NHS’s existence in danger, warns Labour peer in debate on service overhaul

The future of the NHS is in danger along with the principle of universal healthcare free at the point of delivery, it has been warned.

Labour peer Viscount Hanworth also claimed the original aims of the health service had been subverted.

His criticism came as he opened a debate into the impact of a controversial overhaul of the NHS in England carried out under the Conservatives.

The Health and Social Care Act 2012, which encountered strong opposition to its introduction, gave GPs and other clinicians more responsibility for spending the health budget in England, while encouraging greater competition with the private sector.

It was on this latter point that Lord Hanworth targeted his criticism.

He told peers: “The very existence of the NHS is in danger as is the principle of universal healthcare provision free at the point of delivery.

“The NHS is being turned into a market-based system.”

He said the changes had been taking place over the last 25 years but had accelerated under the Conservatives.

He referred to the “slow and inexorable process by which the original intentions of the NHS have been subverted”.

But Conservative former health secretary Lord Lansley, who introduced the legislation, rejected the criticism and said there were many errors in the Labour peer’s claims.

Defending the reforms, he said: “We did not at any point countenance a shift away from the NHS as a comprehensive, universal service free at the point of service.”

“In the midst of financial imperatives, we gave the NHS the priority it deserved,” he added.

Labour’s Lord Lipsey said the health service was not free at the point of use despite claims to that effect.
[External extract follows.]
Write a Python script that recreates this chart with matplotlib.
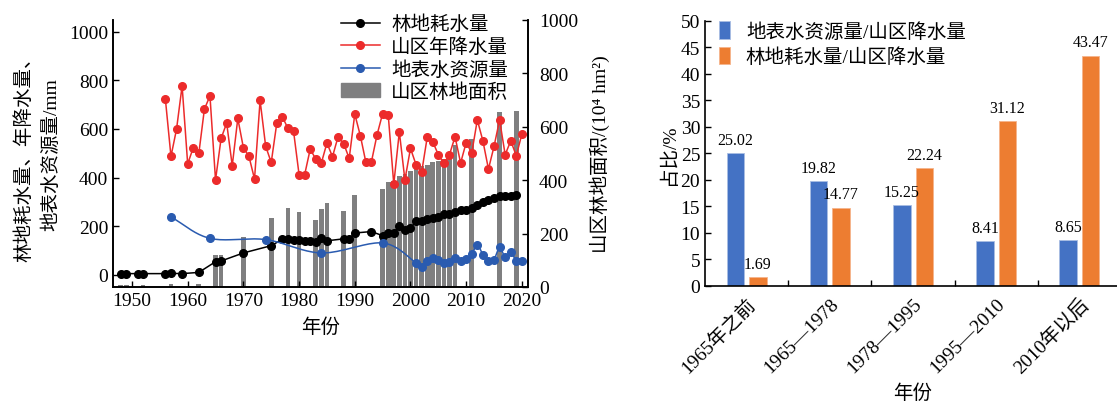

Lots or health care was paid for like dentistry and prescription charges.

The provision of treatments varied hugely from place to place, he told peers.

For the Liberal Democrats, Baroness Walmsley said junior doctors were worried about the survival of the NHS and had made their own judgment of the 2012 changes.
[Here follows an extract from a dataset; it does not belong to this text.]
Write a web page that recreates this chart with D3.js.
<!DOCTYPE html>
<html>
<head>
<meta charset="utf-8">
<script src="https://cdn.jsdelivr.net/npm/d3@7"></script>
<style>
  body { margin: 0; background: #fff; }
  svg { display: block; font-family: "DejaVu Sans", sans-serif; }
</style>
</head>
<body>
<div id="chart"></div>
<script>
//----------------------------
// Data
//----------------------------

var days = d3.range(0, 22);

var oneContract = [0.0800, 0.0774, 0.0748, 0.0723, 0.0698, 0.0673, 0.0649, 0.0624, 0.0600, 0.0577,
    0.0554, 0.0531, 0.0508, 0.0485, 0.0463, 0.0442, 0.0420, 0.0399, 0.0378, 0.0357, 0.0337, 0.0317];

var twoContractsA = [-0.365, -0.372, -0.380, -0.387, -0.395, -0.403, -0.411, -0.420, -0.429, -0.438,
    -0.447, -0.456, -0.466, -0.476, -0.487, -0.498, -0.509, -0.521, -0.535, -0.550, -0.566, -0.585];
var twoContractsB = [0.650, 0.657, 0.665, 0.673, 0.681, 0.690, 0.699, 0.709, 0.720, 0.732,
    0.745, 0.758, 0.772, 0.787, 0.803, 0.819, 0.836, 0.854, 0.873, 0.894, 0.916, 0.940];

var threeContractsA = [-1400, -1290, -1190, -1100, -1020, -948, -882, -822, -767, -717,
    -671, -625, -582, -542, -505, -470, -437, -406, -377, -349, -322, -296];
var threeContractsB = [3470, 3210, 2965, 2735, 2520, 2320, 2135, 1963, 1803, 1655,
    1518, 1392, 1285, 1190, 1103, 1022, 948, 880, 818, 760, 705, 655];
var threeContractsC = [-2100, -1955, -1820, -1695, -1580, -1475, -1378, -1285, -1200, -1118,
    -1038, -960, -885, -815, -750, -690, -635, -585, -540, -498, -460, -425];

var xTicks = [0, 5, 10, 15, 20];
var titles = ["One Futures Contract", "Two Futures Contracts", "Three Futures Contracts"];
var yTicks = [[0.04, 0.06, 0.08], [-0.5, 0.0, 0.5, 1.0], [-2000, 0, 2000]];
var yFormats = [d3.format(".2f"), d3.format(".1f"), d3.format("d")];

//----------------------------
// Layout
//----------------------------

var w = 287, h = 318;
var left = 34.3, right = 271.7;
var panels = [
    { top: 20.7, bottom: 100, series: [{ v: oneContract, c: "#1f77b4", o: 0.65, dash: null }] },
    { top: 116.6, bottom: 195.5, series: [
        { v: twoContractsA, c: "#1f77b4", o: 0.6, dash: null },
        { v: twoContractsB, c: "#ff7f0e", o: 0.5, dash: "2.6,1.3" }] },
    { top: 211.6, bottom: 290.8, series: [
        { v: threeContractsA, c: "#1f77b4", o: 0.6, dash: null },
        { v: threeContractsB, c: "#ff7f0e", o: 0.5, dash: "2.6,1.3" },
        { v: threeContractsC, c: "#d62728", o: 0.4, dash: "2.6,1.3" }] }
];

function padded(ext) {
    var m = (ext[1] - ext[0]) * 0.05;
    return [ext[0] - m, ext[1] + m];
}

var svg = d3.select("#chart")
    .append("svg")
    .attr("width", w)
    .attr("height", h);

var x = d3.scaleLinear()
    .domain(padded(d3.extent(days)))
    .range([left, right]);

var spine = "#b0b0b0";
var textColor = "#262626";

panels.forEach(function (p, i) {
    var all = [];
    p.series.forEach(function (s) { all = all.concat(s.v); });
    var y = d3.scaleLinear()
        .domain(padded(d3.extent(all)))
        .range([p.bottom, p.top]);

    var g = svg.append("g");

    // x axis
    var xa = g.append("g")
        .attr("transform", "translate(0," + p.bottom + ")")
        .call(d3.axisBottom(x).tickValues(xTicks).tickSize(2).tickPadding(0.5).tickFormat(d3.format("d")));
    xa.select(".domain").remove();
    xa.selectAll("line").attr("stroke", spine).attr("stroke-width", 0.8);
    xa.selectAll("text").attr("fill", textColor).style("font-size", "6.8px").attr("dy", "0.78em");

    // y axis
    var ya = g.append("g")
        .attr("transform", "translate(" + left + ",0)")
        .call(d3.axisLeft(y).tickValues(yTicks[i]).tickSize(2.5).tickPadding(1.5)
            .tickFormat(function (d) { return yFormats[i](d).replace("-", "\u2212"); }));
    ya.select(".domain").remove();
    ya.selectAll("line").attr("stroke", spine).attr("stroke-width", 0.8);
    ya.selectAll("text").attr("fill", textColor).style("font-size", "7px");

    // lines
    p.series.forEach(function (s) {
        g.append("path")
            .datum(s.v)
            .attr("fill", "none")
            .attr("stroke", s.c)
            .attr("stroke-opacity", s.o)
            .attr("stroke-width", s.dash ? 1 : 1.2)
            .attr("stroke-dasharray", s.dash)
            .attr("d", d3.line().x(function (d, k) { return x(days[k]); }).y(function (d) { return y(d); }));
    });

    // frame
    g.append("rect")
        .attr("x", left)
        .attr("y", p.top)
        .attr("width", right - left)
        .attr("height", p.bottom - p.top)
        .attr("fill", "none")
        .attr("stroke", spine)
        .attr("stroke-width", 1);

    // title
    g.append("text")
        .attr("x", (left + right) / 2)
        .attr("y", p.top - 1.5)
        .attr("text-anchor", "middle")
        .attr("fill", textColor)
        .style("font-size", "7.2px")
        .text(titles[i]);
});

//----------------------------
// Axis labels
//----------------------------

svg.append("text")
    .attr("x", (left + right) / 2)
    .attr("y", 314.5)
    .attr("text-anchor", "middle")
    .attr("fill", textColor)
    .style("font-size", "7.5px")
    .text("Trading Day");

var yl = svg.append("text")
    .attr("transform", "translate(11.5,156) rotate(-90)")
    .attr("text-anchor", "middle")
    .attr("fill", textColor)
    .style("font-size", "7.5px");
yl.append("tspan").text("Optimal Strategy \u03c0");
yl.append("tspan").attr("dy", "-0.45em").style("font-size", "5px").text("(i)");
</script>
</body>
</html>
She called for a cross-party debate on how much should be spent on health and social care and how to raise the money.

Labour spokesman Lord Hunt of Kings Heath said the “overt privatisation” of the 2012 reforms had produced great confusion and fragmentation.

Lord Hunt said he had no problem with the involvement of the private sector in the NHS, which had much to gain from partnership working.

But he said the recent changes had forced the NHS to “tender out services willy nilly” at great expense and with “very poor outcomes”.

Health minister Lord Prior of Brampton said he did not recognise the picture painted by Opposition peers about the health service.

He insisted the Government believed “wholeheartedly in a tax-funded, comprehensive national health service”.

The NHS was “performing fantastically well” at a difficult time of growing demand with an ageing population and tight finances.

Lord Prior acknowledged that the “opening up of the market” through choice and competition had not been the success ministers would have hoped for.

Health care was not a “perfect market” and the Government had moved on to a new approach based on transparency and eliminating unwarranted variations in care.

A Department of Health spokesman commented later: “The public can be absolutely assured that under this Government, the NHS will remain free at the point of use. That’s why we’re investing £10 billion in its own plan for the future – including almost £4 billion this year – to sustain and improve services for patients.”